Thats a good video  I have got a clicker for Spike but have not used it yet. You have to click than give treats for a few days, which is called loading the clicker. I have heard of lots of people getting great results with clicker training.


----------



## sweetrsue (Jul 8, 2008)

Yes! That's exactly right. I used to train dogs. Apparently there is no difference in the method of training.


----------



## tielfan (Aug 31, 2008)

That's the infamous Chet Womack - he's notorious for his hard-sell marketing techniques. He's not the best-respected trainer in the business either, some of his techniques are OK and others are iffy. People like Barbara Heidenreich are much better regarded.

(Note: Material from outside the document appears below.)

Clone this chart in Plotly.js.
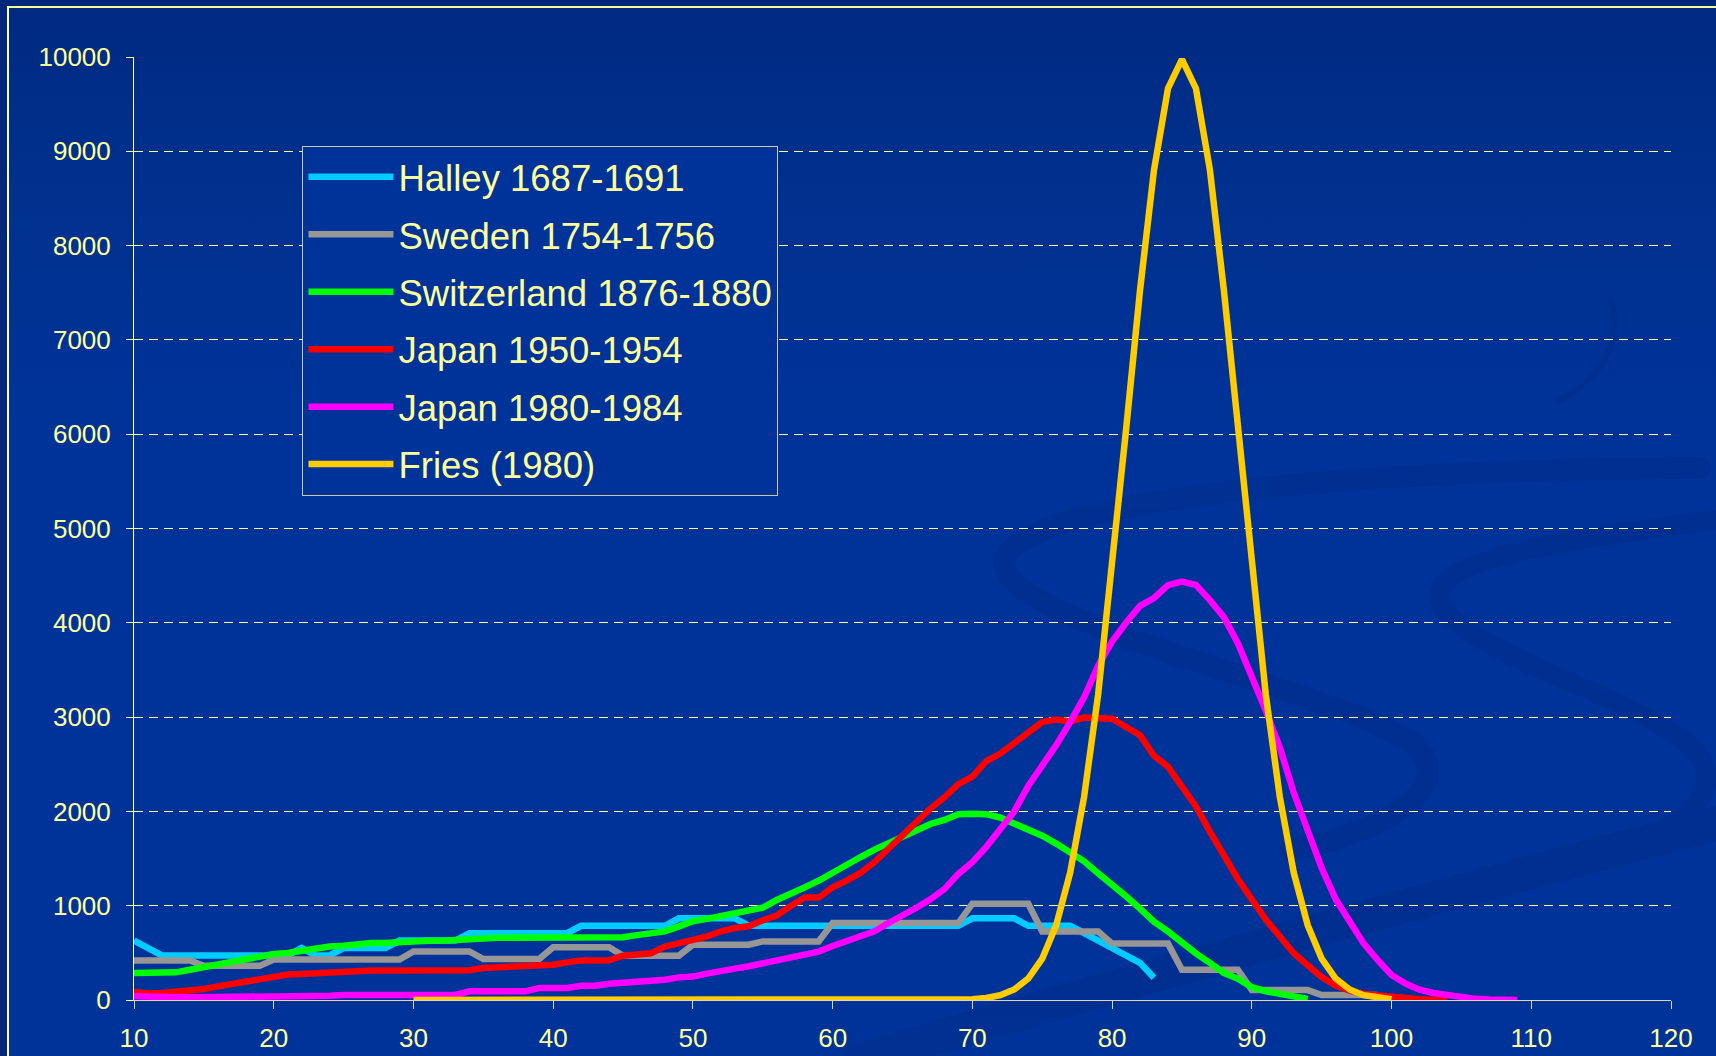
<!DOCTYPE html>
<html>
<head>
<meta charset="utf-8">
<script src="https://cdn.plot.ly/plotly-3.0.1.min.js"></script>
<style>
  html, body { margin: 0; padding: 0; width: 1716px; height: 1056px; overflow: hidden; background: #00287a; }
  #frame { position: absolute; left: 7px; top: 6px; width: 1730px; height: 1070px;
           border-top: 2px solid #FFFF99; border-left: 2px solid #FFFF99;
           background: linear-gradient(to bottom, #002a82 0%, #00318f 18%, #003399 40%, #003399 100%); }
  #deco { position: absolute; left: 0; top: 0; }
  #chart { position: absolute; left: 0; top: 0; width: 1716px; height: 1056px; }
</style>
</head>
<body>
<div id="frame"></div>
<svg id="deco" width="1716" height="1056" viewBox="0 0 1716 1056">
  <g fill="none" stroke="#002c88" stroke-linecap="round" opacity="0.45">
    <path d="M1700,468 C1300,470 1020,505 1005,560 C995,620 1300,680 1410,740 C1460,780 1400,830 1290,850" stroke-width="22"/>
    <path d="M1716,520 C1560,540 1430,560 1440,600 C1455,650 1620,690 1690,745 C1730,785 1690,820 1640,840" stroke-width="20"/>
    <path d="M860,1060 C1100,990 1400,905 1730,820" stroke-width="34"/>
    <path d="M1610,300 C1625,340 1600,380 1560,400" stroke-width="6"/>
  </g>
</svg>
<div id="chart"></div>
<script>
// ---- Data ----
const halleyAges = [10,11,12,13,14,15,16,17,18,19,20,21,22,23,24,25,26,27,28,29,30,31,32,33,34,35,36,37,38,39,40,41,42,43,44,45,46,47,48,49,50,51,52,53,54,55,56,57,58,59,60,61,62,63,64,65,66,67,68,69,70,71,72,73,74,75,76,77,78,79,80,81,82,83];
const halleyDeaths = [630,551,472,472,472,472,472,472,472,472,472,472,551,472,472,551,551,551,551,630,630,630,630,630,708,708,708,708,708,708,708,708,787,787,787,787,787,787,787,866,866,866,866,866,787,787,787,787,787,787,787,787,787,787,787,787,787,787,787,787,866,866,866,866,787,787,787,787,708,630,551,472,394,236];

const swedenAges = [10,11,12,13,14,15,16,17,18,19,20,21,22,23,24,25,26,27,28,29,30,31,32,33,34,35,36,37,38,39,40,41,42,43,44,45,46,47,48,49,50,51,52,53,54,55,56,57,58,59,60,61,62,63,64,65,66,67,68,69,70,71,72,73,74,75,76,77,78,79,80,81,82,83,84,85,86,87,88,89,90,91,92,93,94,95,96,97,98,99];
const swedenDeaths = [420,420,420,420,420,362,362,362,362,362,430,430,430,430,430,430,430,430,430,430,515,515,515,515,515,434,434,434,434,434,560,560,560,560,560,470,470,470,470,470,586,586,586,586,586,621,621,621,621,621,816,816,816,816,816,816,816,816,816,816,1021,1021,1021,1021,1021,727,727,727,727,727,598,598,598,598,598,321,321,321,321,321,105,105,105,105,105,52,52,52,52,52];

const swissAges = [10,11,12,13,14,15,16,17,18,19,20,21,22,23,24,25,26,27,28,29,30,31,32,33,34,35,36,37,38,39,40,41,42,43,44,45,46,47,48,49,50,51,52,53,54,55,56,57,58,59,60,61,62,63,64,65,66,67,68,69,70,71,72,73,74,75,76,77,78,79,80,81,82,83,84,85,86,87,88,89,90,91,92,93,94];
const swissDeaths = [286,286,286,293,321,350,378,406,438,463,487,498,526,547,568,576,593,604,604,615,629,629,629,639,646,646,660,660,660,660,660,660,660,660,660,665,688,700,728,781,835,860,889,914,943,978,1061,1122,1194,1265,1355,1427,1516,1595,1659,1731,1803,1867,1910,1971,1975,1971,1935,1875,1803,1742,1659,1570,1470,1345,1230,1100,970,830,728,602,495,394,287,226,136,93,65,36,11];

const japan1950Ages = [10,11,12,13,14,15,16,17,18,19,20,21,22,23,24,25,26,27,28,29,30,31,32,33,34,35,36,37,38,39,40,41,42,43,44,45,46,47,48,49,50,51,52,53,54,55,56,57,58,59,60,61,62,63,64,65,66,67,68,69,70,71,72,73,74,75,76,77,78,79,80,81,82,83,84,85,86,87,88,89,90,91,92,93,94,95,96,97,98,99,100,101,102,103,104];
const japan1950Deaths = [84,70,74,84,109,117,145,173,198,226,251,270,275,286,293,293,311,314,314,314,314,314,314,314,316,339,346,346,364,374,374,399,420,420,422,470,480,495,566,595,638,674,728,763,781,846,896,996,1086,1086,1194,1265,1348,1462,1606,1731,1880,2030,2150,2290,2368,2533,2614,2730,2825,2947,2975,2954,2995,2989,2982,2895,2807,2590,2474,2263,2053,1785,1534,1283,1068,853,674,495,369,244,154,100,65,47,29,15,8,3,0];

const japan1980Ages = [10,11,12,13,14,15,16,17,18,19,20,21,22,23,24,25,26,27,28,29,30,31,32,33,34,35,36,37,38,39,40,41,42,43,44,45,46,47,48,49,50,51,52,53,54,55,56,57,58,59,60,61,62,63,64,65,66,67,68,69,70,71,72,73,74,75,76,77,78,79,80,81,82,83,84,85,86,87,88,89,90,91,92,93,94,95,96,97,98,99,100,101,102,103,104,105,106,107,108,109];
const japan1980Deaths = [40,31,28,28,28,28,28,28,28,28,28,28,28,28,45,53,53,53,53,53,53,53,53,53,92,92,92,92,92,127,127,127,152,152,173,180,195,200,215,240,248,280,315,333,358,387,412,441,470,513,573,627,674,728,817,889,978,1068,1176,1337,1462,1624,1803,2000,2270,2474,2702,2947,3211,3544,3800,4000,4180,4263,4400,4437,4402,4240,4060,3784,3440,3070,2680,2200,1800,1400,1070,850,600,425,265,175,110,75,52,25,12,5,3,0];

const friesAges = [30,31,32,33,34,35,36,37,38,39,40,41,42,43,44,45,46,47,48,49,50,51,52,53,54,55,56,57,58,59,60,61,62,63,64,65,66,67,68,69,70,71,72,73,74,75,76,77,78,79,80,81,82,83,84,85,86,87,88,89,90,91,92,93,94,95,96,97,98,99,100];
const friesDeaths = [0,0,0,0,0,0,0,0,0,0,0,0,0,0,0,0,0,0,0,0,0,0,0,0,0,0,0,0,0,0,0,0,0,0,0,0,0,0,0,0,9,22,51,111,227,438,794,1350,2158,3238,4566,6049,7528,8802,9667,9974,9667,8802,7528,6049,4566,3238,2158,1350,794,438,227,111,51,22,9];

const seriesNames = ["Halley 1687-1691","Sweden 1754-1756","Switzerland 1876-1880","Japan 1950-1954","Japan 1980-1984","Fries (1980)"];
const seriesColors = ["#00CCFF","#969696","#00FF00","#FF0000","#FF00FF","#FFCC00"];
const xTickVals = [10,20,30,40,50,60,70,80,90,100,110,120];
const yTickVals = [0,1000,2000,3000,4000,5000,6000,7000,8000,9000,10000];

const xs = [halleyAges, swedenAges, swissAges, japan1950Ages, japan1980Ages, friesAges];
const ys = [halleyDeaths, swedenDeaths, swissDeaths, japan1950Deaths, japan1980Deaths, friesDeaths];

const txt = "#FFFF99";
const traces = seriesNames.map((n, i) => ({
  type: "scatter", mode: "lines", name: n, x: xs[i], y: ys[i],
  legendgroup: "g" + i,
  line: { color: seriesColors[i], width: 6.5 },
  hoverinfo: "skip"
}));

const layout = {
  width: 1716, height: 1056,
  paper_bgcolor: "rgba(0,0,0,0)", plot_bgcolor: "rgba(0,0,0,0)",
  margin: { l: 133.5, r: 45, t: 57, b: 55.7, pad: 0 },
  font: { family: "Liberation Sans, Arial, sans-serif", color: txt },
  showlegend: true,
  legend: {
    x: 0.1096, y: 0.906, xanchor: "left", yanchor: "top",
    bgcolor: "#003399", bordercolor: "#C8C8A8", borderwidth: 1,
    font: { size: 36.5, color: txt, family: "Liberation Sans, Arial, sans-serif" },
    itemwidth: 85, tracegroupgap: 7, traceorder: "grouped"
  },
  xaxis: {
    range: [10, 120], tickvals: xTickVals, ticktext: xTickVals.map(String),
    showgrid: false, zeroline: false,
    showline: true, linecolor: "#D8D8B8", linewidth: 1,
    ticks: "outside", ticklen: 8, tickcolor: "#D8D8B8", tickwidth: 1,
    tickfont: { size: 26, color: txt }, ticklabelstandoff: 7
  },
  yaxis: {
    range: [0, 10000], tickvals: yTickVals, ticktext: yTickVals.map(String),
    showgrid: true, gridcolor: "#FFFF99", gridwidth: 1, griddash: "9px,6px",
    zeroline: false,
    showline: true, linecolor: "#FFFF99", linewidth: 1,
    ticks: "outside", ticklen: 7, tickcolor: "#FFFF99", tickwidth: 1,
    tickfont: { size: 26, color: txt }, ticklabelstandoff: 10
  }
};

Plotly.newPlot("chart", traces, layout, { displayModeBar: false, staticPlot: true });
</script>
</body>
</html>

Clicker training works very well with birds. The basic principles are the same for any animal species, but there are some differences in the way different species respond so it's helpful to make little adjustments. There's an excellent and inexpensive book on clicker training for birds at http://www.amazon.com/Clicker-Training-Birds-Getting-Started/dp/1890948152/ You can also get the same information for free (but not nearly as well organized) by joining the Yahoo group at http://pets.groups.yahoo.com/group/Bird-Click/ The author of the book is one of the owners of the website.


----------



## tielfan (Aug 31, 2008)

> You have to click than give treats for a few days


Not for a few days - just for a few minutes! Birds catch on very fast although they may not give you any sign that they've learned to connect the click with the arrival of the treat. I've been told that it takes much longer to charge the clicker with dogs but it's easy to tell when the dog has figured it out. That's one of those little adjustments for different species that I was talking about.


----------